Novartis said today it will continue to pursue approvals for its drug candidate RLX030 or Reasanz (serelaxin) in Europe, despite a key advisory panel recommending against the acute heart failure (AHF) treatment’s approval by the European Commission (EC).

Novartis said it will submit a new filing package, including new data analyses, to obtain conditional approval during the second quarter of this year, then submit a revised marketing approval application to the European Medicines Agency (EMA).

“It has become apparent through the review process and in accordance with advice we’ve received that the current evidence package may be more compatible with an application for conditional approval in the European Union. We look forward to providing a revised package for review to the CHMP shortly,” David Epstein, division head of Novartis Pharmaceuticals, said in a statement. “With the results from RELAX-AHF showing significant mortality benefits with RLX030 in patients with AHF and recognizing that there had been no treatment breakthroughs in this area for 20 years, Novartis took a decision to file for regulatory approval.”

Epstein told reporters on a conference call Novartis had been advised by members of the EMA’s Committee for Medicinal Products for Human Use (CHMP) that a conditional approval would have a greater likelihood of success.

Serelaxin is a relaxin receptor agonist designed to relax the blood vessels, reduce fluid buildup, and protect the heart and vital organs from damage wrought by an acute heart failure episode.

Novartis has trumpeted results from its Phase III RELAX-AHF study, in which patients who received serelaxin had a 37% reduction in mortality at six months after an AHF episode compared to those who received conventional treatment. In September, Novartis started recruiting the first of more than 6,000 patients expected to participate in RELAX-AHF-2, its second Phase III study, with the goal of replicating the key findings of RELAX-AHF. Cardiovascular mortality will be RELAX-AHF-2’s primary endpoint.

However, the CHMP—whose guidance is usually accepted by the EC—recommended against approval of serelaxin. The CHMP said Novartis’ study results did not demonstrate a benefit for short-term relief of dyspnoea over up to 24 hours. While acknowledging that some benefit was shown over five days, the panel said the clinical relevance of that finding was unclear.

The CHMP also said it had concerns about the analysis of serelaxin’s effectiveness, since the results included calculated values for a number of patients who had died or had required additional treatment for worsening symptoms and whose actual data were not used. The CHMP additionally questioned whether differences in the background treatment given to patients in the two study groups may have influenced the results.

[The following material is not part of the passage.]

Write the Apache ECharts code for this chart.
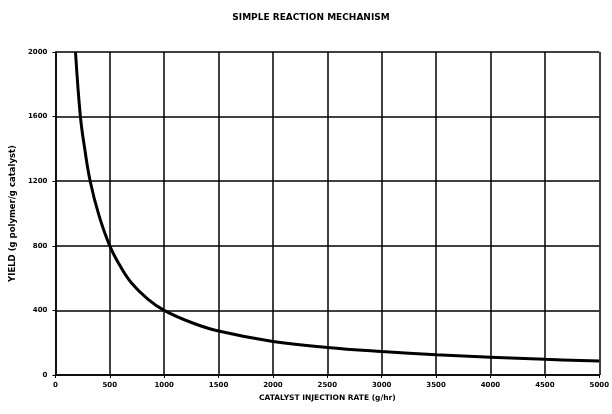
<!DOCTYPE html>
<html><head><meta charset="utf-8">
<script src="https://cdn.jsdelivr.net/npm/echarts@6/dist/echarts.min.js"></script>
<style>html,body{margin:0;padding:0;background:#fff}#c{width:612px;height:414px}</style>
</head><body><div id="c"></div>
<script>
var rate = [185, 230, 270, 320, 400, 500, 600, 700, 850, 1000, 1250, 1500, 2000, 2500, 3000, 3500, 4000, 4500, 5000];
var yieldVals = [2000, 1600, 1400, 1200, 990, 800, 670, 570, 470, 400, 325, 272, 207, 170, 145, 125, 110, 97, 86];
var xTicks = [0, 500, 1000, 1500, 2000, 2500, 3000, 3500, 4000, 4500, 5000];
var yTicks = [0, 400, 800, 1200, 1600, 2000];
var chart = echarts.init(document.getElementById('c'));
var font = 'DejaVu Sans';
chart.setOption({
  animation: false,
  backgroundColor: '#fff',
  title: {text: 'SIMPLE REACTION MECHANISM', left: 306, top: 8, textAlign: 'center',
    textStyle: {fontFamily: font, fontSize: 9, fontWeight: 'bold', color: '#000'}},
  grid: {left: 53, right: 10, top: 52, bottom: 39},
  xAxis: {type: 'value', min: 0, max: 5000, interval: 500,
    name: 'CATALYST INJECTION RATE (g/hr)', nameLocation: 'middle', nameGap: 18,
    nameTextStyle: {fontFamily: font, fontSize: 7.5, fontWeight: 'bold', color: '#000'},
    axisLine: {show: true, lineStyle: {color: '#000', width: 1.5}},
    axisTick: {show: true, length: 3, lineStyle: {color: '#000'}},
    axisLabel: {fontFamily: font, fontSize: 7, fontWeight: 'bold', color: '#000', margin: 7,
      formatter: function(v){ return xTicks.indexOf(v) >= 0 ? String(v) : ''; }},
    splitLine: {show: true, lineStyle: {color: '#000', width: 1.5}}},
  yAxis: {type: 'value', min: 0, max: 2000, interval: 400,
    name: 'YIELD (g polymer/g catalyst)', nameLocation: 'middle', nameGap: 38,
    nameTextStyle: {fontFamily: font, fontSize: 8.5, fontWeight: 'bold', color: '#000'},
    axisLine: {show: true, lineStyle: {color: '#000', width: 1.5}},
    axisTick: {show: true, length: 3, lineStyle: {color: '#000'}},
    axisLabel: {fontFamily: font, fontSize: 7, fontWeight: 'bold', color: '#000', margin: 8,
      formatter: function(v){ return yTicks.indexOf(v) >= 0 ? String(v) : ''; }},
    splitLine: {show: true, lineStyle: {color: '#000', width: 1.5}}},
  series: [{type: 'line', smooth: 0.4, showSymbol: false,
    data: rate.map(function(r, i){ return [r, yieldVals[i]]; }),
    lineStyle: {color: '#000', width: 3}}]
});
</script></body></html>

“Since only one main study was included in the application, further studies would be needed to confirm the effectiveness of Reasanz in the treatment of acute heart failure,” the CHMP wrote in a statement. Although the safety of Reasanz seemed acceptable, in view of the uncertainties about the benefits of treatment, the CHMP was of the opinion at that point in time that the benefits of Reasanz did not outweigh its risks and recommended that it be refused marketing authorization.

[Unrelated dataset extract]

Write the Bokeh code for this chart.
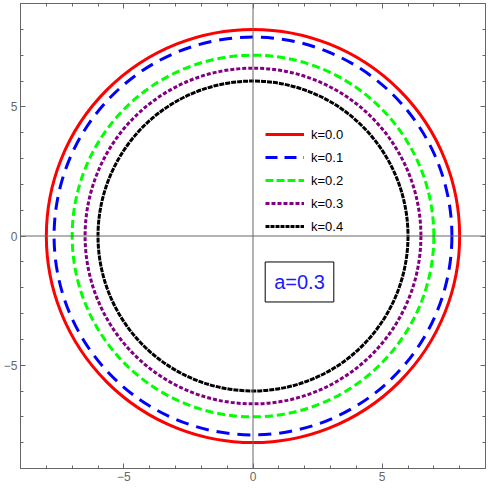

Novartis’ revised roadmap for pursuing serelaxin approval will likely delay a final decision in Europe, but will also likely bring the timing of that decision closer to May as expected in the United States, where the drug candidate is under FDA review. The agency granted serelaxin breakthrough therapy status in June.

U.S. approval is arguably more crucial for serelaxin, with one analyst estimating that American sales will likely account for 70% of the $1.1 billion in annual global sales he’s projecting for the heart failure treatment. Novartis is counting on strong sales from serelaxin and other candidates to recoup patent-cliff losses for Diovan—a factor in the shutdown of its Suffern, NY, manufacturing plant announced earlier this week, the company told GEN—and cancer drug Gleevec.

“The company has generally been more bullish than investors on this drug’s prospects, and while Eurpoean Union regulators may have issued a negative opinion, in the United States approval seems more likely,” analyst Tim Anderson of Sanford C. Bernstein wrote in a note to investors, according to Bloomberg News.